In particular, US-A1-2007/0178035, the disclosure of which is incorporated herein by reference, describes a method of treating a gaseous mixture comprising H2, CO2 and at least one combustible gas selected from H2S, CO and CH4, such as a gaseous mixture arising from gasification of carbonaceous fuel, hydrocarbonaceous fuel or biomass fuel. H2 is separated from the gaseous mixture, preferably by a pressure swing adsorption (PSA) process, to produce a separated H2 gas and a crude CO2 gas comprising the combustible gas(es). The crude CO2 gas is then combusted (preferably in an oxyfuel combustion process) in the presence of O2 to produce heat and a CO2 product gas comprising combustion products of the combustible gas(es), these combustion products being CO2 in the case of CO; CO2 and H2O in the case of CH4; and SOx (SO2 and SO3) and H2O in the case of H2S. Some H2 may also be present in the crude CO2 gas, which provides H2O as a combustion product. An additional carbonaceous fuel, hydrocarbonaceous fuel, or biomass fuel may also be combusted in the combustion process, the combustion of pulverized coal being given as an example. Where combustion products include SO2 and SO3, the CO2 product gas can be washed with water, to cool the gas and remove SO3, and maintained at elevated pressure in the presence of O2, water and NOx (NO and NO2) to convert SO2 and NOx to sulfuric acid and nitric acid. The acids and water may then be separated from the CO2 product.
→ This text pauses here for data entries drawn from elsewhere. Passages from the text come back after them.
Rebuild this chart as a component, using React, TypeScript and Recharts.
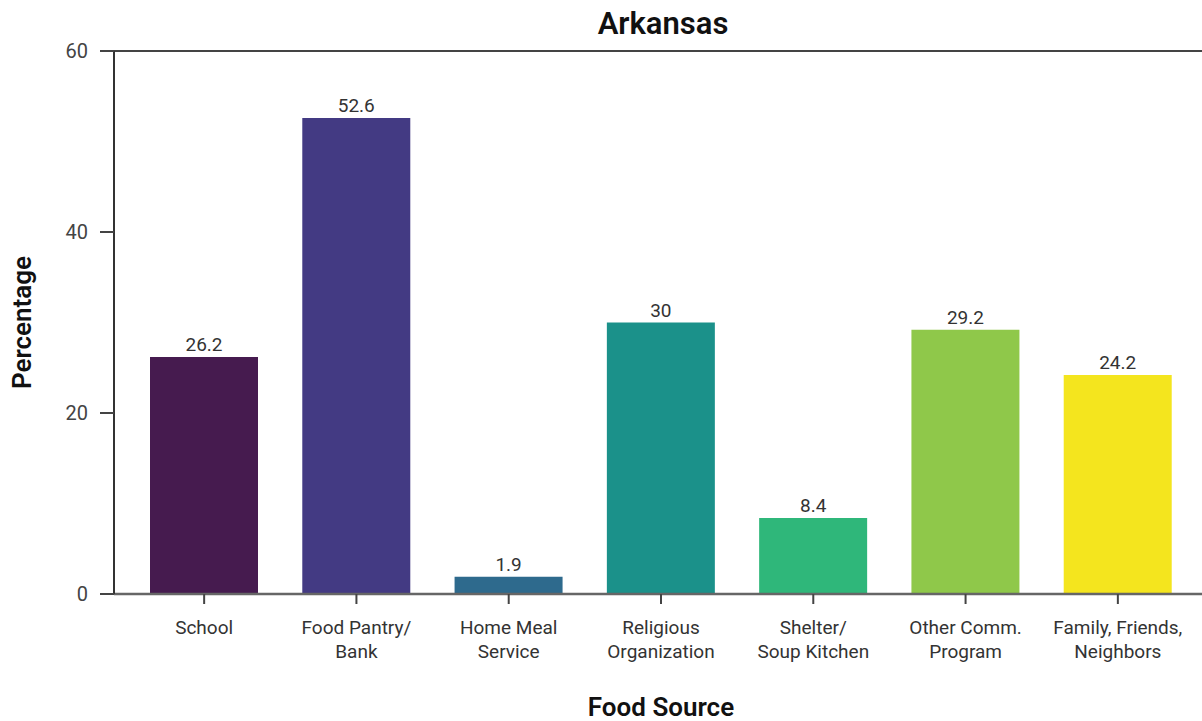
import React from "react";
import {
  Bar,
  BarChart,
  Cell,
  LabelList,
  ReferenceLine,
  XAxis,
  YAxis,
} from "recharts";

const sources = [
  "School",
  "Food Pantry/\nBank",
  "Home Meal\nService",
  "Religious\nOrganization",
  "Shelter/\nSoup Kitchen",
  "Other Comm.\nProgram",
  "Family, Friends,\nNeighbors",
];
const percentages = [26.2, 52.6, 1.9, 30, 8.4, 29.2, 24.2];
const barColors = [
  "#461b4f",
  "#433a83",
  "#2e6a8d",
  "#1b918a",
  "#2fb77a",
  "#8fc84a",
  "#f4e51e",
];
const yTicks = [0, 20, 40, 60];

const data = sources.map((source, i) => ({ source, pct: percentages[i] }));

const FONT = "Roboto, 'Open Sans', sans-serif";

function SourceTick(props: any) {
  const { x, y, payload } = props;
  const lines = String(payload.value).split("\n");
  return (
    <text
      x={x}
      y={y}
      textAnchor="middle"
      fill="#333"
      fontSize={19}
      fontFamily={FONT}
    >
      {lines.map((line, i) => (
        <tspan key={i} x={x} dy={i === 0 ? 24 : 24}>
          {line}
        </tspan>
      ))}
    </text>
  );
}

export default function App() {
  return (
    <div
      style={{
        position: "absolute",
        left: 0,
        top: 0,
        width: 1202,
        height: 721,
        overflow: "hidden",
        background: "#fff",
      }}
    >
      <div
        style={{
          position: "absolute",
          left: 463,
          top: 5,
          width: 400,
          textAlign: "center",
          fontFamily: FONT,
          fontWeight: 600,
          fontSize: 31,
          color: "#111",
        }}
      >
        Arkansas
      </div>
      <BarChart
        width={1215}
        height={721}
        data={data}
        margin={{ top: 51, right: 7, bottom: 0, left: 0 }}
      >
        <ReferenceLine y={60} stroke="#444" strokeWidth={2} ifOverflow="visible" />
        <XAxis
          dataKey="source"
          height={127}
          padding={{ left: 14, right: 14 }}
          interval={0}
          tick={<SourceTick />}
          tickSize={10}
          tickMargin={6}
          axisLine={{ stroke: "#666", strokeWidth: 2.5 }}
          tickLine={{ stroke: "#444", strokeWidth: 2 }}
          label={{
            value: "Food Source",
            position: "insideBottom",
            offset: 5,
            fontFamily: FONT,
            fontWeight: 600,
            fontSize: 26,
            fill: "#111",
          }}
        />
        <YAxis
          width={114}
          domain={[0, 60]}
          ticks={yTicks}
          tickSize={14}
          tickMargin={12}
          tick={{ fill: "#444", fontSize: 20, fontFamily: FONT }}
          axisLine={{ stroke: "#333", strokeWidth: 2 }}
          tickLine={{ stroke: "#444", strokeWidth: 2 }}
          label={{
            value: "Percentage",
            angle: -90,
            position: "insideLeft",
            offset: 22,
            style: { textAnchor: "middle" },
            fontFamily: FONT,
            fontWeight: 600,
            fontSize: 26,
            fill: "#111",
          }}
        />
        <Bar dataKey="pct" barSize={108} isAnimationActive={false}>
          {data.map((_, i) => (
            <Cell key={i} fill={barColors[i]} />
          ))}
          <LabelList
            dataKey="pct"
            position="top"
            offset={6}
            fill="#333"
            fontSize={19}
            fontFamily={FONT}
          />
        </Bar>
      </BarChart>
    </div>
  );
}
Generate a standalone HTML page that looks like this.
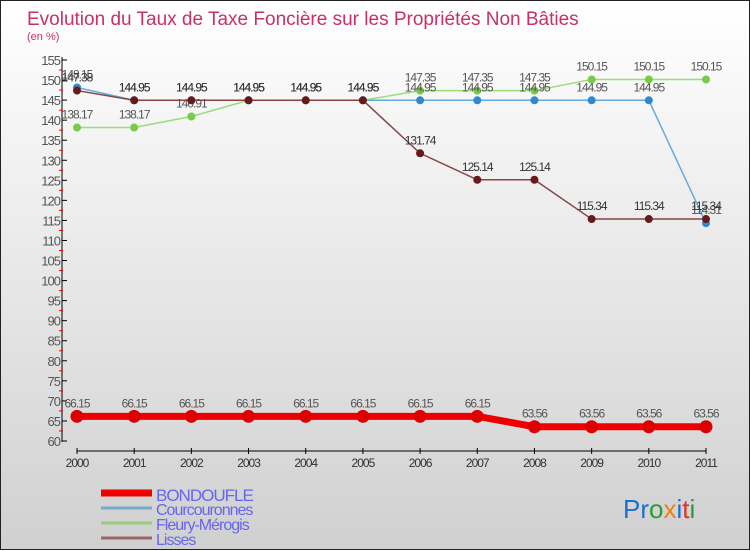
<!DOCTYPE html>
<html><head><meta charset="utf-8"><style>
body{margin:0;width:750px;height:550px;overflow:hidden}
#wrap{position:relative;width:748px;height:548px;border:1px solid #222;background:linear-gradient(#ffffff,#d0d0d0);font-family:"Liberation Sans",sans-serif}
svg{position:absolute;left:0;top:0}
</style></head><body>
<div id="wrap">
<svg id="chart" width="750" height="550">
<text x="26" y="24" font-size="19" fill="#c8306a">Evolution du Taux de Taxe Foncière sur les Propriétés Non Bâties</text>
<text x="26" y="39" font-size="11" fill="#c8306a">(en %)</text>
<text x="622" y="517" font-size="26"><tspan fill="#1a6fd0">Pr</tspan><tspan fill="#2a9a3a">o</tspan><tspan fill="#f08010">x</tspan><tspan fill="#1a6fd0">i</tspan><tspan fill="#e03020">t</tspan><tspan fill="#2a9a3a">i</tspan></text>
</svg>
</div>
<script>
const years=["2000","2001","2002","2003","2004","2005","2006","2007","2008","2009","2010","2011"];
const yTicks=[60,65,70,75,80,85,90,95,100,105,110,115,120,125,130,135,140,145,150,155];
const bondoufle=[66.15,66.15,66.15,66.15,66.15,66.15,66.15,66.15,63.56,63.56,63.56,63.56];
const courcouronnes=[148.15,144.95,144.95,144.95,144.95,144.95,144.95,144.95,144.95,144.95,144.95,114.31];
const fleury=[138.17,138.17,140.91,144.95,144.95,144.95,147.35,147.35,147.35,150.15,150.15,150.15];
const lisses=[147.38,144.95,144.95,144.95,144.95,144.95,131.74,125.14,125.14,115.34,115.34,115.34];
const seriesNames=["BONDOUFLE","Courcouronnes","Fleury-Mérogis","Lisses"];
const svg=document.getElementById('chart');const NS="http://www.w3.org/2000/svg";
function mk(t,a,p){const e=document.createElementNS(NS,t);for(const k in a)e.setAttribute(k,a[k]);(p||svg).appendChild(e);return e;}
const y=v=>440-(v-60)*(381/95);
const x=i=>76+i*(629/(years.length-1));
let ax=mk('line',{x1:61,y1:56,x2:61,y2:441,stroke:'#000'});


yTicks.forEach((v,i)=>{
 let t=mk('line',{x1:61,y1:y(v),x2:66,y2:y(v),stroke:'#000'});
 
 
 if(i<yTicks.length-1){let m=mk('line',{x1:58,y1:y(v+2.5),x2:62,y2:y(v+2.5),stroke:'#e00'});
 
 }
 let l=mk('text',{x:59,y:y(v)+5,'text-anchor':'end','font-size':13,fill:'#555','letter-spacing':'-1'});l.textContent=v;
 
 
});
let xa=mk('line',{x1:76,y1:450,x2:705,y2:450,stroke:'#000'});


years.forEach((yr,i)=>{
 let t=mk('line',{x1:x(i),y1:447,x2:x(i),y2:453,stroke:'#000'});
 
 
 let l=mk('text',{x:x(i),y:466,'text-anchor':'middle','font-size':12,fill:'#333','letter-spacing':'-1'});l.textContent=yr;
 
 
});
function series(data,color,w,r,dot,name,labColor){
 const g=mk('g',{});
 
 
 let p=mk('polyline',{points:data.map((v,i)=>x(i)+','+y(v)).join(' '),fill:'none',stroke:color,'stroke-width':w},g);
 
 
 data.forEach((v,i)=>{
  let c=mk('circle',{cx:x(i),cy:y(v),r:r,fill:dot},g);
  
  
  let l=mk('text',{x:x(i),y:y(v)-9,'text-anchor':'middle','font-size':12,fill:labColor,'letter-spacing':'-1'},g);
  l.textContent=String(v);
  
  
 });
}
series(fleury,'#99dd77',1.5,4,'#77cc44','fleury-merogis','#555');
series(courcouronnes,'#66aadd',1.5,4,'#3388cc','courcouronnes','#555');
series(lisses,'#884444',1.5,4,'#661a1a','lisses','#333');
series(bondoufle,'#ee0000',7,6.5,'#dd0000','bondoufle','#555');
const legCols=['#ee0000','#77aacc','#99cc77','#996666'];const legW=[7,3,3,3];
seriesNames.forEach((n,i)=>{
 const yy=i==0?492:507+(i-1)*15;
 let s=mk('line',{x1:100,y1:yy,x2:151,y2:yy,stroke:legCols[i],'stroke-width':legW[i]});
 
 
 let t=mk('text',{x:155,y:yy+(i==0?8:7),'font-size':i==0?17:16,fill:'#6666ee','letter-spacing':'-1'});t.textContent=n;
 
 
});
</script>
</body></html>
Likewise, EP-A2-0262894, the disclosure of which is also incorporated herein by reference, describes a process for co-production of enriched streams of separate CO2 and H2 products from, for example, the effluent from a steam methane reformer. A PSA unit is used for the separation producing a primary stream of enriched hydrogen which may be liquefied. The purge stream from the PSA unit, comprising CO2 and combustible gases including CO, CH4 and H2, is combusted in the presence of pure or enriched oxygen in an internal combustion engine, gas turbine or other such combustion device to generate power and provide a stream consisting essentially of CO2 and water. This stream can then be cooled to condense out the water vapor, providing essentially pure CO2 that can be liquified.
Such processes, in addition to providing high purity H2 and CO2 streams, have the benefit of concurrently producing heat and/or power that can be put to use. However, the present inventors have found that, in some cases, separation of a sour (i.e. H2S containing) syngas mixture by PSA or other means will result in a separated CO2 stream that may be too dilute in combustible components to constitute a stream that, on its own and under the operating conditions under which combustion is to take place, can be combusted to form a stable flame. This may, in turn, compromise proper operation of the process, as flame instability will result in failure to stably combust the combustible components of the CO2 stream, which may result in said components remaining as contaminants in what would otherwise be the desired high purity CO2 product.
A generally known means of stabilizing combustion of a waste stream that would, otherwise, not be stably combusted is to combust also a support fuel of the type available for purchase on a futures basis (NYMEX, etc.), such as natural gas or light oils. However, the use of such traditional support fuels will increase the operational cost of the process in which they are employed.
There therefore remains a need for cost effective and reliable methods of treating a gaseous mixture, that comprises carbon dioxide (CO2), hydrogen (H2), hydrogen sulphide (H2S), optionally carbon monoxide (CO), and optionally one or more additional combustible components.